§ **RECORDS**
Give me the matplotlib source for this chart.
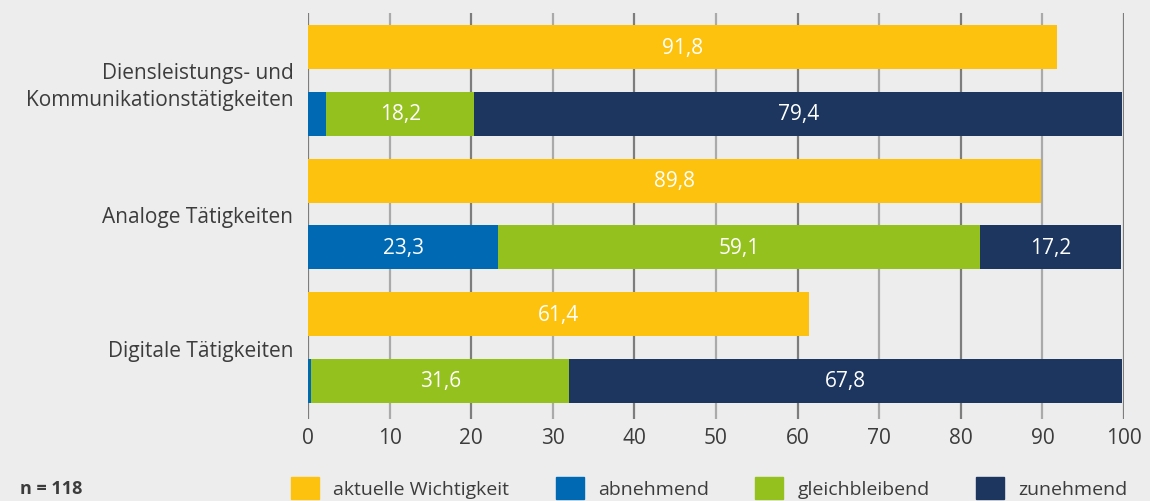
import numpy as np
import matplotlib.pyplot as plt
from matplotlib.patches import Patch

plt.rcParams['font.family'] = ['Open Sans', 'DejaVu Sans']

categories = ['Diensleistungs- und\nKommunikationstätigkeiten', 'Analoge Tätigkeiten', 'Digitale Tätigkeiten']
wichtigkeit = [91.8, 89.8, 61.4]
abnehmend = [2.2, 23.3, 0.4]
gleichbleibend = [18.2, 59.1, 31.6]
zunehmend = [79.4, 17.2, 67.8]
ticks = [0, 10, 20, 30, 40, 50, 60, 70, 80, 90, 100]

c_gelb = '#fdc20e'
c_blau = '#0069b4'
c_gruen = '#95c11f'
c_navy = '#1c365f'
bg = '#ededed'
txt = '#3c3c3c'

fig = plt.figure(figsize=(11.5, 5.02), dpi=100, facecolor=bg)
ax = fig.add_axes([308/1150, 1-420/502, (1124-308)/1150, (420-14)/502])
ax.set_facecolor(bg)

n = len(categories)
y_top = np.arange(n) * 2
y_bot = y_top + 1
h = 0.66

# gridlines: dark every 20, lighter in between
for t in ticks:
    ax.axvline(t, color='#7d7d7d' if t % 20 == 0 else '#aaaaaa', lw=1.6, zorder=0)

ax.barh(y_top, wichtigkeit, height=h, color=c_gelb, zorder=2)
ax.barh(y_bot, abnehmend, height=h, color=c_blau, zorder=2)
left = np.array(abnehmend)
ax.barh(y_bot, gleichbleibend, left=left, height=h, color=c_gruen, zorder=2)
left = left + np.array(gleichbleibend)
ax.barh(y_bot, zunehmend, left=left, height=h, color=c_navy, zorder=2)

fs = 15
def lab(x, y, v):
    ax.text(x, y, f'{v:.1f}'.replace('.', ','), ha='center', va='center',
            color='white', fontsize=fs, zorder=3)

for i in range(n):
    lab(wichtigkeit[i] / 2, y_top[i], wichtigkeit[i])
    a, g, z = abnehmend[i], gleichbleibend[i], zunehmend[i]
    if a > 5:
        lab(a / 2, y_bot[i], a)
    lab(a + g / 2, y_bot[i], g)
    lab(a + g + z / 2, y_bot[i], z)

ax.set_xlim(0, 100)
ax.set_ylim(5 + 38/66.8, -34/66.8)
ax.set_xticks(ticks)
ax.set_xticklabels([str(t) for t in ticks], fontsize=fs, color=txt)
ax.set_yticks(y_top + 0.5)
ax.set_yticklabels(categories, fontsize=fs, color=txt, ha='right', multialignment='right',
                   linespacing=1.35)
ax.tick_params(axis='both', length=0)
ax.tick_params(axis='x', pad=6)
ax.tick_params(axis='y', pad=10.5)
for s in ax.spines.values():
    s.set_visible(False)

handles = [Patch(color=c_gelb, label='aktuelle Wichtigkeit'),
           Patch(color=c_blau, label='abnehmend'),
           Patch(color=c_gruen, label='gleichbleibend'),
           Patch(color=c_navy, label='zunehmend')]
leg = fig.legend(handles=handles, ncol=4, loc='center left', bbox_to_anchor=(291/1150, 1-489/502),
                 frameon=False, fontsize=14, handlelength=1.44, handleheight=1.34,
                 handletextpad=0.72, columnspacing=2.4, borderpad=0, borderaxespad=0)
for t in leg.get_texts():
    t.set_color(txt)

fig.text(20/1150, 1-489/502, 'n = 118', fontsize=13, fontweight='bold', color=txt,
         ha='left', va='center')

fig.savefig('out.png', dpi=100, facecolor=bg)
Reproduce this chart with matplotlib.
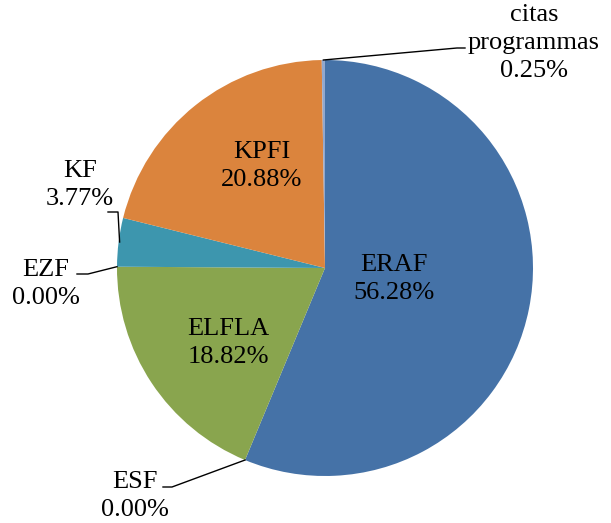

§ **PROBLEM**
Write out again, exactly, the lines from the start of the listing up to the line containing "lab(a + g + z / 2, y_bot[i], z)", with both ends and without pictures.

§ **THE ANSWER**
Give me the matplotlib source for this chart.
import numpy as np
import matplotlib.pyplot as plt
from matplotlib.patches import Patch

plt.rcParams['font.family'] = ['Open Sans', 'DejaVu Sans']

categories = ['Diensleistungs- und\nKommunikationstätigkeiten', 'Analoge Tätigkeiten', 'Digitale Tätigkeiten']
wichtigkeit = [91.8, 89.8, 61.4]
abnehmend = [2.2, 23.3, 0.4]
gleichbleibend = [18.2, 59.1, 31.6]
zunehmend = [79.4, 17.2, 67.8]
ticks = [0, 10, 20, 30, 40, 50, 60, 70, 80, 90, 100]

c_gelb = '#fdc20e'
c_blau = '#0069b4'
c_gruen = '#95c11f'
c_navy = '#1c365f'
bg = '#ededed'
txt = '#3c3c3c'

fig = plt.figure(figsize=(11.5, 5.02), dpi=100, facecolor=bg)
ax = fig.add_axes([308/1150, 1-420/502, (1124-308)/1150, (420-14)/502])
ax.set_facecolor(bg)

n = len(categories)
y_top = np.arange(n) * 2
y_bot = y_top + 1
h = 0.66

# gridlines: dark every 20, lighter in between
for t in ticks:
    ax.axvline(t, color='#7d7d7d' if t % 20 == 0 else '#aaaaaa', lw=1.6, zorder=0)

ax.barh(y_top, wichtigkeit, height=h, color=c_gelb, zorder=2)
ax.barh(y_bot, abnehmend, height=h, color=c_blau, zorder=2)
left = np.array(abnehmend)
ax.barh(y_bot, gleichbleibend, left=left, height=h, color=c_gruen, zorder=2)
left = left + np.array(gleichbleibend)
ax.barh(y_bot, zunehmend, left=left, height=h, color=c_navy, zorder=2)

fs = 15
def lab(x, y, v):
    ax.text(x, y, f'{v:.1f}'.replace('.', ','), ha='center', va='center',
            color='white', fontsize=fs, zorder=3)

for i in range(n):
    lab(wichtigkeit[i] / 2, y_top[i], wichtigkeit[i])
    a, g, z = abnehmend[i], gleichbleibend[i], zunehmend[i]
    if a > 5:
        lab(a / 2, y_bot[i], a)
    lab(a + g / 2, y_bot[i], g)
    lab(a + g + z / 2, y_bot[i], z)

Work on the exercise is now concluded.